Ostensibly inspired by his own experiences with municipal corruption, Flicker soon wraps his hero in red tape and delivers him to a greedy pack of policemen, firemen, city inspectors and hotshot racketeers, all seeking payoffs. The cop is a half-witted movie monster, obviously put together by graft. The fireman is a Negro with an Irish brogue. Behind them all looms the Syndicate's Mr. Big, who may or may not be the local crime commissioner.
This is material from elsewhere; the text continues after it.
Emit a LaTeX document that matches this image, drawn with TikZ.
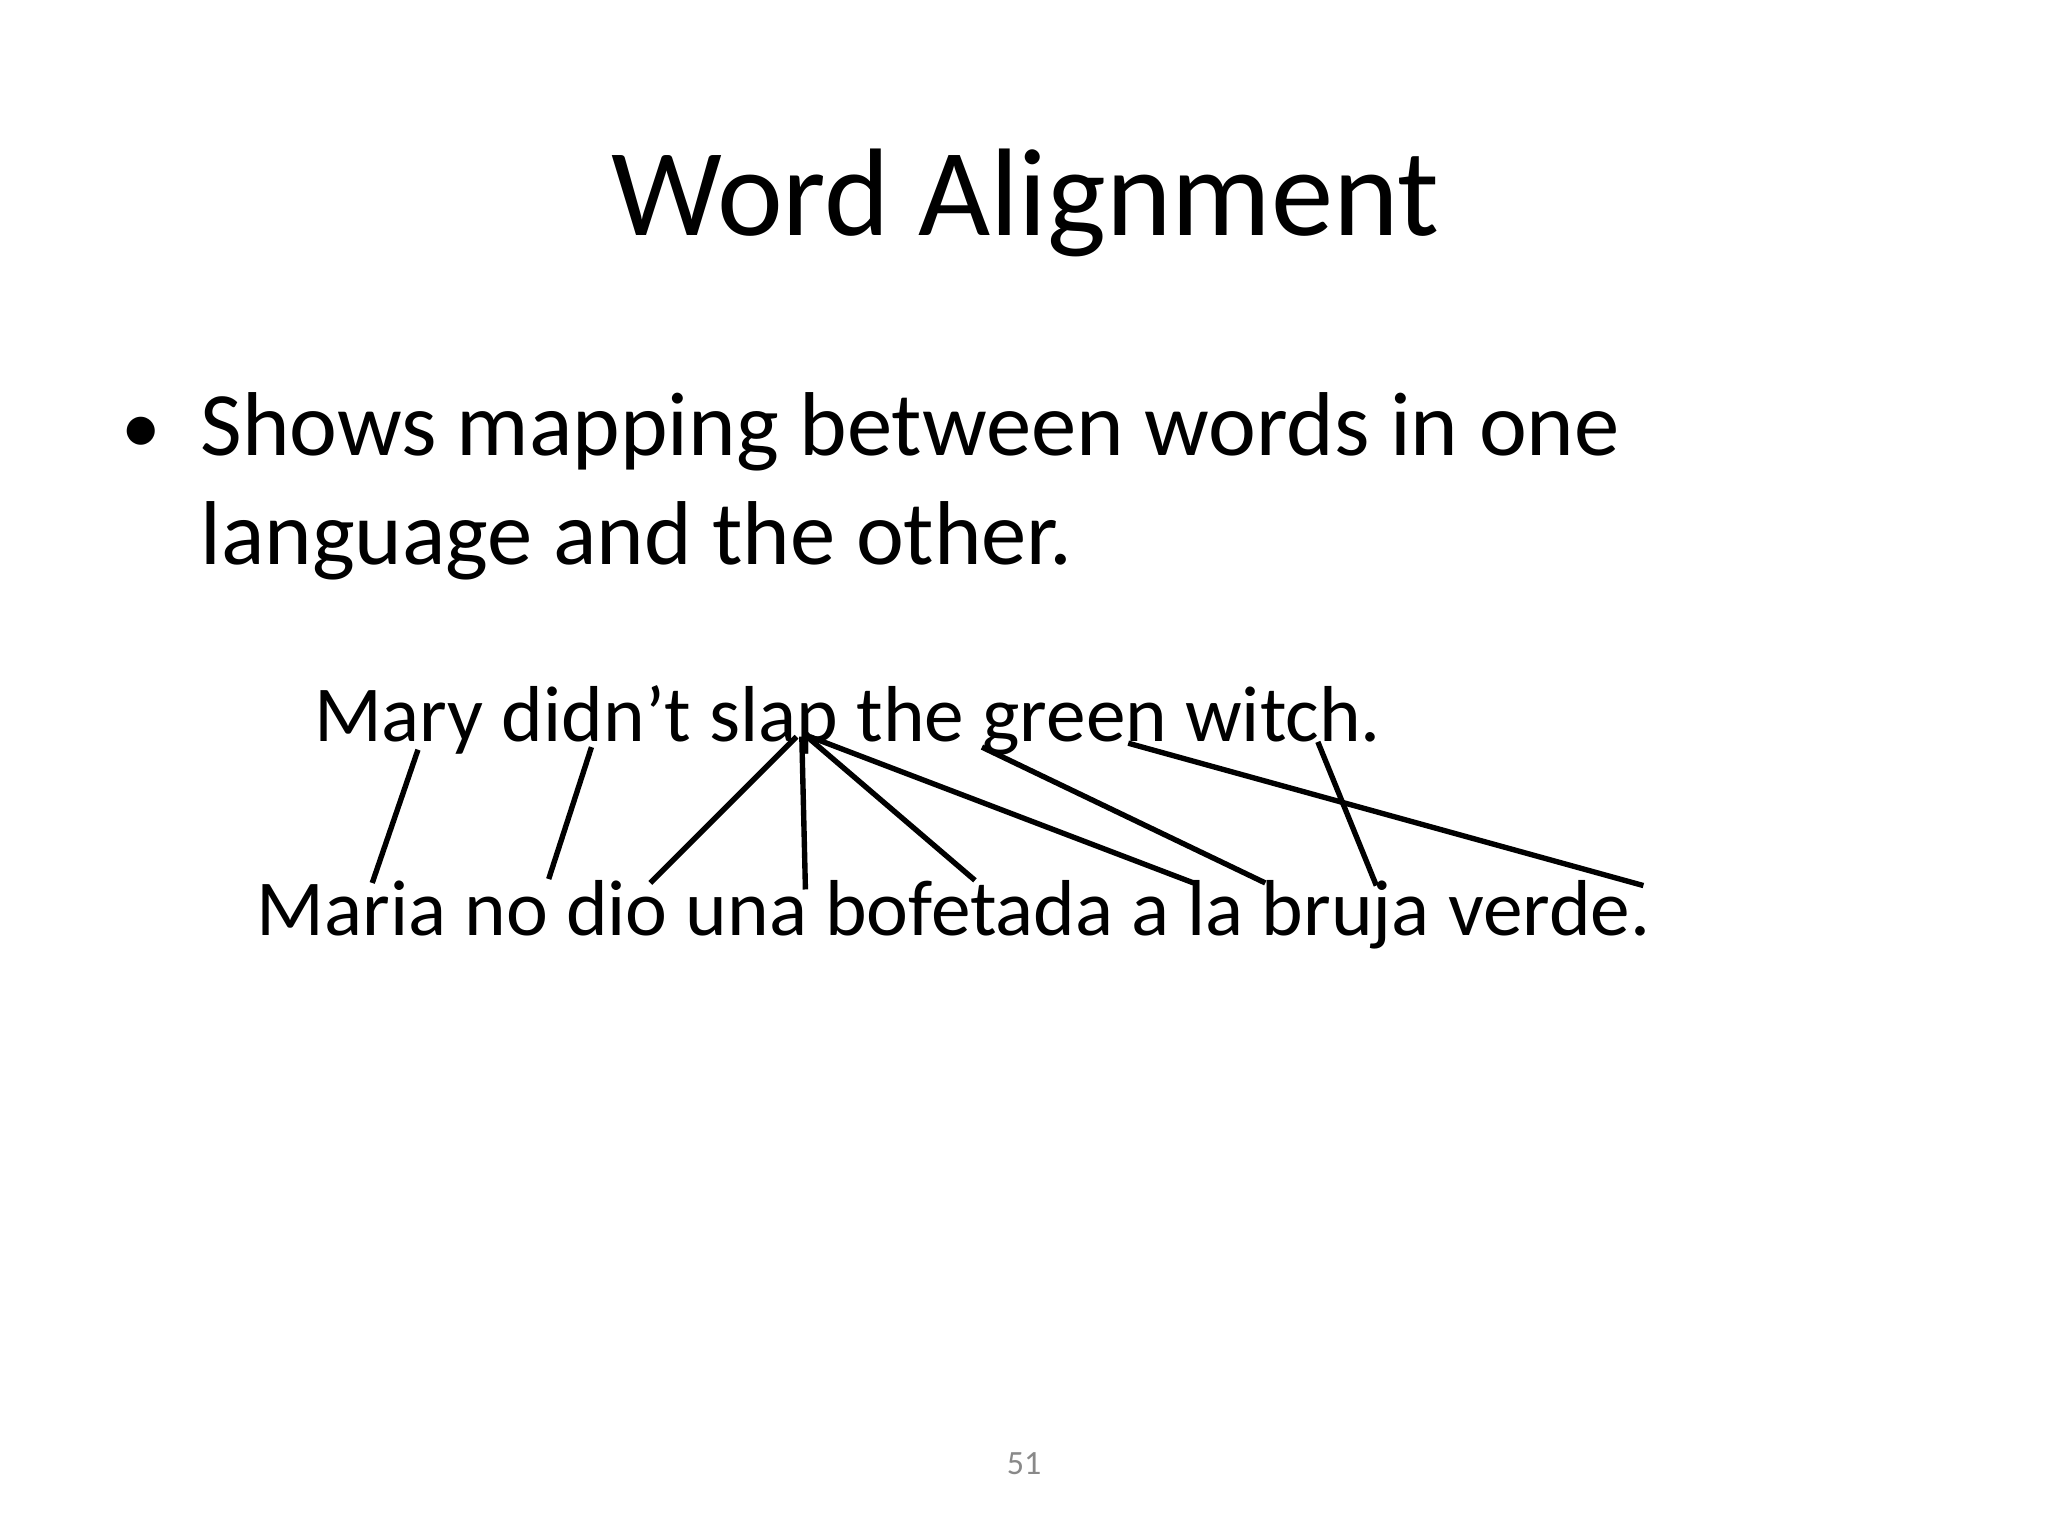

But such frequently sophomoric social satire is what's wrong with Flicker's cinematic prank. What's right with it is its irrepressible urge to let the plot go hang and take up more amusing matters, some of them crude, some of them nude, a few of them downright sidesplitting.
Jack Armstrong's cohorts are an improper Bohemian (Joan Darling) and "an aggressive, successful young lawyer" (Buck Henry), an astringent facsimile of Jack Lemmon with everything pared away but the raging, libidinous core. Together these three spray buckshot at everything from psychological testing to Hollywood sex and suspense to Harold Lloyd cliffhangers and the sacrifice of 5th century Chinese maidens. Occasionally they take time out to paint one another white, or to elude a Sanitation Department truck propelled by murderous impulses. With all its freewheeling eclecticism and formless exuberance, The Troublemaker is finally just funny enough to leave an audience feeling it ought to have been a whole lot better.